Together, these provisions shift the mercy petition process from an exclusive discretionary executive activity to a formal, rights-protective process with material and procedural safeguards.

Analysis and Conclusion

Despite the judicial framework laid down by landmark judgements such as the Bachan Singh case and the Machhi Singh case, the exercise of determining which cases qualify to be placed in the “rarest of rare” category continues to be marred with significant interpretive uncertainty and inconsistency. The Supreme Court itself recognized this disquieting judicial inconsistency in Santosh Kumar v. State of Maharashtra 2009, in which the bench specifically acknowledged that factually similar cases often led to different sentencing outcomes based on the composition of the judiciary hearing the case.

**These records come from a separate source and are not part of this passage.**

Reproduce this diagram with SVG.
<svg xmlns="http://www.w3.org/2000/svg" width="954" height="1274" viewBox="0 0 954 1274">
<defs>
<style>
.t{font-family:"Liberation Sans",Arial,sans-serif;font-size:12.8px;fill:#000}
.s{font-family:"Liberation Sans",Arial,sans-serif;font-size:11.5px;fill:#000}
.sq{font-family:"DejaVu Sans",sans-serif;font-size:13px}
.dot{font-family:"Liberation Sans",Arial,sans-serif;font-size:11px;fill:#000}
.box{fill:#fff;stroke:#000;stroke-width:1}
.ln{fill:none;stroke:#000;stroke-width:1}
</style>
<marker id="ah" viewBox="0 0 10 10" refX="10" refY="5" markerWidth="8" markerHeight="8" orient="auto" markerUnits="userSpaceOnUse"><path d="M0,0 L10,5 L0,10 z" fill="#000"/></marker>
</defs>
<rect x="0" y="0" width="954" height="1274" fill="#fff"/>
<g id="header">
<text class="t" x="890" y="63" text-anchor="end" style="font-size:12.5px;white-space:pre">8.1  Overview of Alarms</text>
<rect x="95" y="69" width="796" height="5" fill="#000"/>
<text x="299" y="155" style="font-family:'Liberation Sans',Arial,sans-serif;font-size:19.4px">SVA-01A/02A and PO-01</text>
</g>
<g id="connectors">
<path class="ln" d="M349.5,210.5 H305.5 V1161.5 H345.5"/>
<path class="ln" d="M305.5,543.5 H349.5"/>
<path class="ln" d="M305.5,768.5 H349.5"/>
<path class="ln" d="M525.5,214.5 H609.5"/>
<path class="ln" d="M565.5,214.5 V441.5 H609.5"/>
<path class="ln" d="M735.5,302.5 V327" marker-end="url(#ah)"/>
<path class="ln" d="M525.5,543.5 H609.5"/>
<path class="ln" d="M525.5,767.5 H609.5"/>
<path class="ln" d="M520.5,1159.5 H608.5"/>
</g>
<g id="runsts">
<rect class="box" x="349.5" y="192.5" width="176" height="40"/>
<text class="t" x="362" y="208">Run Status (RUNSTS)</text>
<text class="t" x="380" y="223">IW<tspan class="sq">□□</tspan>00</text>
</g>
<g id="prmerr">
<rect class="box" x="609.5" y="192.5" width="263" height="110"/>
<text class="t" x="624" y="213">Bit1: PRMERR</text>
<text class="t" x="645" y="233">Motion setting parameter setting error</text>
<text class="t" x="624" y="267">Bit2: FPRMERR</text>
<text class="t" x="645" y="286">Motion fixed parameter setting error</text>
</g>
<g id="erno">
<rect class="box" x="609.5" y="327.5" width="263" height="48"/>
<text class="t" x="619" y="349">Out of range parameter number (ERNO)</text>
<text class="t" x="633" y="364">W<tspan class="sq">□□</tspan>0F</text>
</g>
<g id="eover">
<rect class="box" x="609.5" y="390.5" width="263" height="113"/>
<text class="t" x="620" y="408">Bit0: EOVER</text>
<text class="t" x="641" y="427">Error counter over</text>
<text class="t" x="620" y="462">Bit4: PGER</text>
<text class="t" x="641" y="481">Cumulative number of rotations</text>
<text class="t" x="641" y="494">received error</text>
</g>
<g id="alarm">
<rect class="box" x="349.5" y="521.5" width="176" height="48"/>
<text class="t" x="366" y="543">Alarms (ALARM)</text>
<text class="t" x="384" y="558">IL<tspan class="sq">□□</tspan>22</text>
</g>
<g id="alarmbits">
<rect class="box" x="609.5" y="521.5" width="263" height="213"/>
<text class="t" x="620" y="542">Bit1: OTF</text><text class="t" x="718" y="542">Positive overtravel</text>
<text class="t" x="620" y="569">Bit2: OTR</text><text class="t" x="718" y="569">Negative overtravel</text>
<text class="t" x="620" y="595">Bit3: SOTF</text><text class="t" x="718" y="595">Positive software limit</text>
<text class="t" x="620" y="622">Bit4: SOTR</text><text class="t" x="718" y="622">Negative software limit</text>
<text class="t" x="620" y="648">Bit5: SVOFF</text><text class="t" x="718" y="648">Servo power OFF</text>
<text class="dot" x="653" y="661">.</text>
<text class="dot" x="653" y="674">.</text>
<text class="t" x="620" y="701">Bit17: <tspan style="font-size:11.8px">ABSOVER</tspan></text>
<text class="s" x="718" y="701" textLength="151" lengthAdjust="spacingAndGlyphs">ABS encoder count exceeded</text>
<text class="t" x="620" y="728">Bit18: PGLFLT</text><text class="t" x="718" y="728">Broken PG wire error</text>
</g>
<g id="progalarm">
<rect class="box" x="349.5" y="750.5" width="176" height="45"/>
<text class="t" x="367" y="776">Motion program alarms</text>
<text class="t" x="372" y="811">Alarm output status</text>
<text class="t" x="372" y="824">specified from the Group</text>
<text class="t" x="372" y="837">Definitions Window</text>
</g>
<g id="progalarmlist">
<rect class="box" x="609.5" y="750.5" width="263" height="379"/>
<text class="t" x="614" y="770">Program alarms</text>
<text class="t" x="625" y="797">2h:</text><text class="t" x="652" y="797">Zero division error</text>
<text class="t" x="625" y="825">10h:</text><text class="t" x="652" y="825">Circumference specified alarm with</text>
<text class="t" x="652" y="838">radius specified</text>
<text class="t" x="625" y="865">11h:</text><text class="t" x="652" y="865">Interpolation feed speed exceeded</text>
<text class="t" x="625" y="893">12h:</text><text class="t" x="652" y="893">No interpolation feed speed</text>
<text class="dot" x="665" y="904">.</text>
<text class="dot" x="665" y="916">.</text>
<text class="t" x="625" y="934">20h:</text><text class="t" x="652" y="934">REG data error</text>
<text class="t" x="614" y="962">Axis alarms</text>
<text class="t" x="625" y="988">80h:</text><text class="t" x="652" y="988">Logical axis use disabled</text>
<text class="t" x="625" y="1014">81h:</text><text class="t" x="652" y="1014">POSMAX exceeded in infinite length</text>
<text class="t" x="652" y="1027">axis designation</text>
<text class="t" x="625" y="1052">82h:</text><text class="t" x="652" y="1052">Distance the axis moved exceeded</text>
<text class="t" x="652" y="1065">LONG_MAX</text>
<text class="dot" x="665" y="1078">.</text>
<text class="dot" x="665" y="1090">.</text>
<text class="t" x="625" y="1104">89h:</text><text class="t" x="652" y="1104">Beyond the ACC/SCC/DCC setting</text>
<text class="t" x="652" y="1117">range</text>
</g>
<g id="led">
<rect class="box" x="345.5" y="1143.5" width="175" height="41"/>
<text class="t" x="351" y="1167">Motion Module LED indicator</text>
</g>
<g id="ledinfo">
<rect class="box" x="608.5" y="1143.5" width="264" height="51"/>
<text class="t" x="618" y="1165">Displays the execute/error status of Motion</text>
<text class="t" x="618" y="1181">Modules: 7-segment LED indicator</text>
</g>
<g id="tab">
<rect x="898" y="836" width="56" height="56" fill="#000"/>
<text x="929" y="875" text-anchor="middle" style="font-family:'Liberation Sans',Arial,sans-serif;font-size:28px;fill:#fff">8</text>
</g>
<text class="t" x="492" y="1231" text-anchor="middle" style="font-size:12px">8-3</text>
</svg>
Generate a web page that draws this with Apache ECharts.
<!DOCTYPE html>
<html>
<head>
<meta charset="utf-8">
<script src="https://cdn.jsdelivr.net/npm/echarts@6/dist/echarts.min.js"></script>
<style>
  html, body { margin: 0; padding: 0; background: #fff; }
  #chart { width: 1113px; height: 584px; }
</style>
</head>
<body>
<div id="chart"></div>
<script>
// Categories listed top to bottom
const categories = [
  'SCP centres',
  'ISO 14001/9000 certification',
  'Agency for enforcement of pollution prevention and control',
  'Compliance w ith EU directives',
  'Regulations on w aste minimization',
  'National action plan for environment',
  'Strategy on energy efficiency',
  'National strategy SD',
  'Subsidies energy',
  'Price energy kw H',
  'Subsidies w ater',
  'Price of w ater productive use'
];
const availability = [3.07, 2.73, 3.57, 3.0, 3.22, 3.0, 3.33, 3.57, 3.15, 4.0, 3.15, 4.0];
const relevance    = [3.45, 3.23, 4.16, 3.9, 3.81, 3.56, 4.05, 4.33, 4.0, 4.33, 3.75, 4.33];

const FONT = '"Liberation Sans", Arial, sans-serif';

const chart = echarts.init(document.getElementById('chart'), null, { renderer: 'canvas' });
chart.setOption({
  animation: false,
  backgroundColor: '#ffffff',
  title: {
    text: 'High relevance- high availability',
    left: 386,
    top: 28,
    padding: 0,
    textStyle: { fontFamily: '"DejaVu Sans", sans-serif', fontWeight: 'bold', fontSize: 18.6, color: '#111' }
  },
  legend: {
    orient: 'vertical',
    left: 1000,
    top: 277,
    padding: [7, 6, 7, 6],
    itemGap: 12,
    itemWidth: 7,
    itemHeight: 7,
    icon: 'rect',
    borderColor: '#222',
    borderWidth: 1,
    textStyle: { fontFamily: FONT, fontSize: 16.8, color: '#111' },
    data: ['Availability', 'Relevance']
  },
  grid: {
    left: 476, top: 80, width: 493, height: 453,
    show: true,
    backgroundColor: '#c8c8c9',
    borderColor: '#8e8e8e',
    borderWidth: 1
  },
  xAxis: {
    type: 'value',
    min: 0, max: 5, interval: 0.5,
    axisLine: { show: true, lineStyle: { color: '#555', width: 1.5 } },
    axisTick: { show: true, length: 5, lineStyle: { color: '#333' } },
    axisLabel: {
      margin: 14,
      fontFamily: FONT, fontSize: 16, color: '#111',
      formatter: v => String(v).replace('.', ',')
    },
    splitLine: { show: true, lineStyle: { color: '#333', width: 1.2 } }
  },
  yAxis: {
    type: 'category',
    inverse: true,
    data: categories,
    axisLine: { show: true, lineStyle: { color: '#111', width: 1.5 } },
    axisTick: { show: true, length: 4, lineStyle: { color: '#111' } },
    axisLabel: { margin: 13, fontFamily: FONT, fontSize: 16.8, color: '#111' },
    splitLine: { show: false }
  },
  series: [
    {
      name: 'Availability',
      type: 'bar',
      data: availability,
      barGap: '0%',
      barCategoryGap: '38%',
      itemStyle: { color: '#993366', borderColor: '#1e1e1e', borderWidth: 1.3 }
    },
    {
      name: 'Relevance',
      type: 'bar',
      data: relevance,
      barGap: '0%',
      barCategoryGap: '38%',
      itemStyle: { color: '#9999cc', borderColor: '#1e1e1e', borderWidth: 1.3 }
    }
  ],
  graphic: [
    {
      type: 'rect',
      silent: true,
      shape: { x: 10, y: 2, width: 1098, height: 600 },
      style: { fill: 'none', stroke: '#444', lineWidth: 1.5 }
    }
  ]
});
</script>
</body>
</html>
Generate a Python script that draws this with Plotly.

This judicial inconsistency was again highlighted in the court’s observations in Chhannu Lal Verma v. State of Chhattisgarh, 2018. Justice Joseph carefully outlined a pervasive methodological difference in the application of the doctrine by the Court, distinguishing between two opposite approaches to interpretation which had developed over decades. Some benches largely relied on crime-specific considerations—highlighting the brutality and social consequences of the crime itself—essentially following what Justice Joseph described as a “crime-centric approach.” Others adopted a more balanced “balanced approach” that accorded great importance to both the nature of the crime and the offender’s individual circumstances, background, and potential for rehabilitation.

This bifurcation has created a sentencing environment in which the constitutional promise of equal protection of the law is vulnerable to defeat, as similarly situated defendants can receive vastly different treatment based not on legally pertinent differences but rather on the philosophical inclinations of the specific bench trying their case. The inconsistency raises questions about whether the “rarest of rare” standard—despite its noble intention to ensure just usage of capital punishment—has achieved its purpose of eliminating arbitrariness from death penalty jurisprudence or has instead substituted one form of judicial discretion for another, equally subjective methodology.

In addition, the lack of measurable criteria or uniformly applied standards for assessing the “rarest of rare” standard results in capital sentencing remaining subject to personal judicial impressions and subjective judgments instead of objective, uniformly applied criteria. This continued subjectivity detracts from the very principle that capital punishment can be imposed only according to evident, consistent, and predictable legal criteria. Ultimately, the goal must be a criminal justice system that balances the need for deterrence with the principles of proportionality, fairness, and human dignity.